Like The Hunger Games and Star Wars before it, Stranger Things is that rare breed of entertainment which becomes a franchise almost instantly upon release. What’s more, it firmly established Netflix’s media strategy: The Binge. With the days of having to wait a week between episodes firmly over — and at a modest eight episodes long — some people managed to finish the first series in a day. So what winning formula managed to establish such a die-hard legion of fans?
On paper, Stranger Things shouldn’t really work. The show’s an indefinable blend of horror, humour, coming-of-age drama, science fiction, romance and mystery. When asked how they’d classify it, the Duffer Brothers themselves were unable to give a firm genre, and perhaps that is where the success of the show lies: there really is something for everyone, whether you’re looking for a scare or a swoon.
The disappearance of Will Byers kickstarts the action of the first series. Set in the fictional town of Hawkins, Indiana in the 1980s, Will is cycling home late one night after an intense game of Dungeons & Dragons. Grizzled police chief Hopper and Will’s distraught mother Joyce begin a desperate search, but Will’s friends, Mike, Dustin and Lucas take matters into their own hands. When they find a mysterious girl with telekinetic powers enigmatically-named Eleven, they begin to suspect something supernatural is amiss. Eleven has escaped from Hawkins Lab — a government laboratory doing secret tests on the paranormal. Eleven tries to explain Will’s disappearance to the gang by referring to Dungeons & Dragons: she turns the board over, thus introducing the Upside Down — the evil netherworld that Will has been abducted to.
Eleven and the boys are not the only ones that have cottoned on to the otherworldly goings on of Hawkins. Joyce believes Will is making contact through electricity, and promptly buys out Hawkins’ entire supply of Christmas lights. As one would imagine, this doesn’t instil confidence in the more logically-minded of the cast, namely Will’s own father, who returns to the small town after his son’s disappearance.

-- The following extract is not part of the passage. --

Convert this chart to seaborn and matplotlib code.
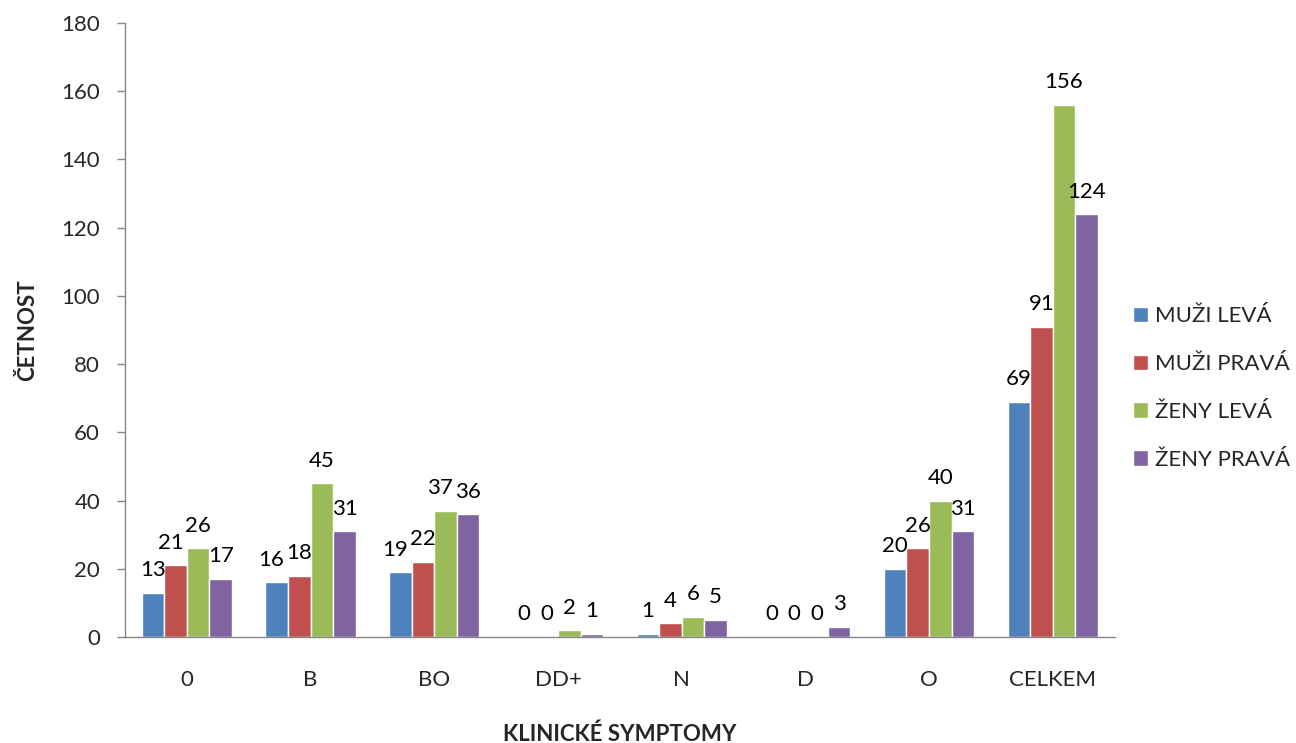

Meanwhile, the teenage members of Hawkins are up to their own antics. Nancy, Mike’s older sister, and her friend Barb attend the party of Steve, resident hottie of Hawkins High. Unbeknownst to them, someone (highlight to see a small spoiler): Jonathan (Will’s older brother) [end spoiler] is spying on the group from the woods, and if that wasn’t creepy enough, he’s taking photos. What he doesn’t realise is that he accidentally gets a shot of the monster that may have taken Will, and (in what has sparked one of the biggest fanbase twitter outcries: #justiceforbarb) Barb, who disappears that night.
Stranger Things offers a mashup of eighties pop culture and nostalgia that will seem both familiar and original, and maybe that is the key to the show’s success. With a loveable cast combined with cliffhanger endings to each episode, it’s no surprise this was one of the easiest shows of last year to binge. Whether the show will stay this good over the five-season arc the Duffer Brothers have planned remains to be seen, but season one is most definitely television at its very best.
I was blown away by the first season of Stranger Things, even though I was on the fence about watching it for a long time. The current craze in 1980s nostalgia is anathema to me because so much of it seems like middle-aged white dudes navel-gazing over how great and special their adolescence seemed compared to how horrible their lives are now.
But the Duffer Brothers do something very different here by placing their focus on a small group of pre-adolescent children and telling the story of a decidedly not-great point in the lives of these kids, saturating every scene in loving tributes to geek culture. Throw in some ridiculously compelling performances from said pre-adolescents, the always-stellar work of Winona Ryder and a nearly unrecognizable Matthew Modine, and some surprising turns from the teenage actors, and I finally understand why this show is such a hit.
Stranger Things’ influences are worn proudly on its sleeve: the early horror novels (and their film adaptations) of Stephen King, particularly Firestarter and IT; The Evil Dead; Dungeons & Dragons, obviously; and many more that I won’t mention for fear of spoiling certain moments or background details. The Duffer Brothers do an excellent job of creating a specific atmosphere and mood for the season as a whole, and to their credit, they re-create both the fun and difficulty in being a pre-adolescent child as pitch-perfectly as they portray teenagers on the cusp of adulthood and middle-aged adults who wear their years and pain honestly.
I only had two complaints about Season One: the cast wasn’t quite fairly balanced, in terms of prominent female characters versus the larger number of male characters; and some characters (like Barb, and even Will) were snatched away right as they were becoming interesting. But Stranger Things’ strengths far outweigh these faults, and as much as I’ve tried to avoid spoilers for Season Two, I haven’t been able to ignore the gleeful fan reaction to what seems to be a greater representation of female characters, which pleases me.
Still: #justiceforbarb, folks. #justiceforbarb.